「役に立つ力」ばかり研ぎ澄ます日本企業の盲点 山口周×水野学「今必要とされる価値は何か」
水野:それでBtoBという市場にいっちゃうわけですね。
山口:そうやって「役に立つ」ばかりを追求していると、ビジネスがすごくアスリート的になりますね。
アスリート的ビジネスの特徴は「パフォーマンスを測る軸がシンプルで計量可能である」ということです。ICチップなら計算能力とコスト、発電機なら発電効率とコスト、自動車なら燃費と価格ですね。こうなると「1位総取り」になります。わかりやすい例が100メートルスプリンターですよ。アスリート中のアスリートなわけです。「誰が1位か?」と問われれば「ウサイン・ボルト」となる。みんな知っているわけですね。
では「誰が3位か?」と問われれば誰もわからない。そもそも「知るわけないだろ」という反応でしょうね。
でも「世界で3位」なんですよ? どう考えてもスゴいことなのに誰も記憶していない。つまりアスリートの世界では極端な「栄光の上位寡占」が起きるということです。「役に立つ」の世界はアスリート型になるので上位に入れるか入れないかで極端な報酬の格差が生まれます。
「役に立つ」だけでは1位になれないグローバルビジネス
水野:なるほど。しかも、インフラのようなドメスティックな業種であれば、役に立つだけで国内ナンバーワン企業としてやっていけますが、グローバルビジネスだとそうはいかないですね。
例えばSNSも、かつて日本のナンバーワンだったのはミクシィですが、ツイッター、フェイスブック、インスタグラムと次々入ってきて、その後なくなったわけじゃないけれど……。
山口:事実上、存在感がなくなった。
水野:はい。ミクシィはその後違うビジネスを展開していきましたが、あれと同じことが、まだまだ起きていくということですね。今のメルカリはヤフーや楽天と比べれば、フリマ事業はすごく元気ですが、仮にAmazonやGoogleがフリマ機能に参入したら、業界地図はどうなっていくか。
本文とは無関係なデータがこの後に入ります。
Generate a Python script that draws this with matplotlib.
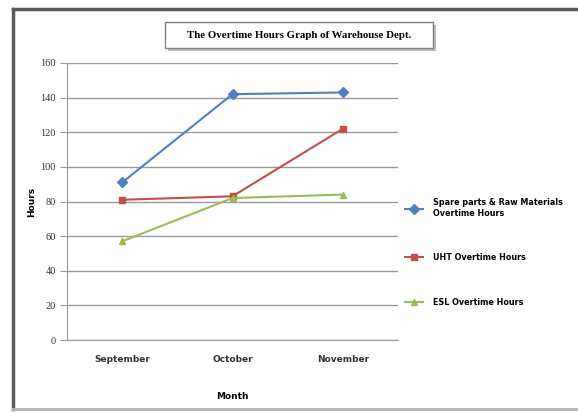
import matplotlib.pyplot as plt
from matplotlib.patches import Rectangle
from matplotlib.lines import Line2D

months = ["September", "October", "November"]
spare_parts = [91, 142, 143]
uht = [81, 83, 122]
esl = [57, 82, 84]
y_ticks = [0, 20, 40, 60, 80, 100, 120, 140, 160]

series = [
    ("Spare parts & Raw Materials\nOvertime Hours", spare_parts, "#4F81BD", "D"),
    ("UHT Overtime Hours", uht, "#C0504D", "s"),
    ("ESL Overtime Hours", esl, "#9BBB59", "^"),
]

fig = plt.figure(figsize=(5.78, 4.12), dpi=100)
W, H = 578, 412

# outer frame
fig.add_artist(Line2D([13 / W, 13 / W], [1 - 409 / H, 1 - 9 / H], color="#5a5a5a", lw=2.5))
fig.add_artist(Line2D([13 / W, 1], [1 - 9 / H, 1 - 9 / H], color="#5a5a5a", lw=2.5))
fig.add_artist(Line2D([13 / W, 1], [1 - 409 / H, 1 - 409 / H], color="#b5b5b5", lw=2))

ax = fig.add_axes([67 / W, 1 - 340 / H, 331 / W, 277 / H])

x = range(len(months))
for label, vals, col, mk in series:
    ax.plot(x, vals, color=col, lw=1.5, marker=mk, markersize=5,
            markeredgecolor=col, label=label)

ax.set_xlim(-0.5, 2.5)
ax.set_ylim(0, 160)
ax.set_yticks(y_ticks)
ax.set_yticklabels([str(v) for v in y_ticks], family="Liberation Serif", fontsize=7.5, color="#333333")
ax.set_xticks(list(x))
ax.set_xticklabels(months, fontsize=6.5, fontweight="bold", color="#333333")
ax.tick_params(axis="y", length=5, color="#999999", pad=3)
ax.tick_params(axis="x", length=0, pad=11)
ax.yaxis.grid(True, color="#999999", lw=1)
ax.set_axisbelow(True)
for s in ["top", "right"]:
    ax.spines[s].set_visible(False)
for s in ["left", "bottom"]:
    ax.spines[s].set_color("#999999")

ax.set_ylabel("Hours", fontsize=6.5, fontweight="bold", labelpad=3)
ax.set_xlabel("Month", fontsize=6.5, fontweight="bold", labelpad=20)

ax.legend(loc="upper left", bbox_to_anchor=(402 / W, 1 - 195 / H), bbox_transform=fig.transFigure,
          frameon=False, prop={"size": 5.8, "weight": "bold"}, labelspacing=4.4,
          handlelength=2.2, handletextpad=1.2, borderaxespad=0)

# title box with shadow
fig.add_artist(Rectangle((168 / W, 1 - 51 / H), 268 / W, 26 / H, transform=fig.transFigure,
                         facecolor="#bdbdbd", edgecolor="none"))
fig.add_artist(Rectangle((165 / W, 1 - 48 / H), 268 / W, 26 / H, transform=fig.transFigure,
                         facecolor="white", edgecolor="#808080", lw=1))
fig.text(299 / W, 1 - 35 / H, "The Overtime Hours Graph of Warehouse Dept.",
         ha="center", va="center", family="Liberation Serif", fontweight="bold", fontsize=7.8)

fig.savefig("out.png", dpi=100)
山口:Googleは「役に立つ」のトップランナーですからね。Googleのシェアは世界中で90%を超えてしまった。要するに世界の一強です。
水野:網業界のウサイン・ボルト状態ですね(笑)。乱立していた日本国内のQRコード決済も、ヤフー(PayPay)とLINE(LINE Pay)の統合でだいぶ整理がつきましたね。やはり、1位が強い。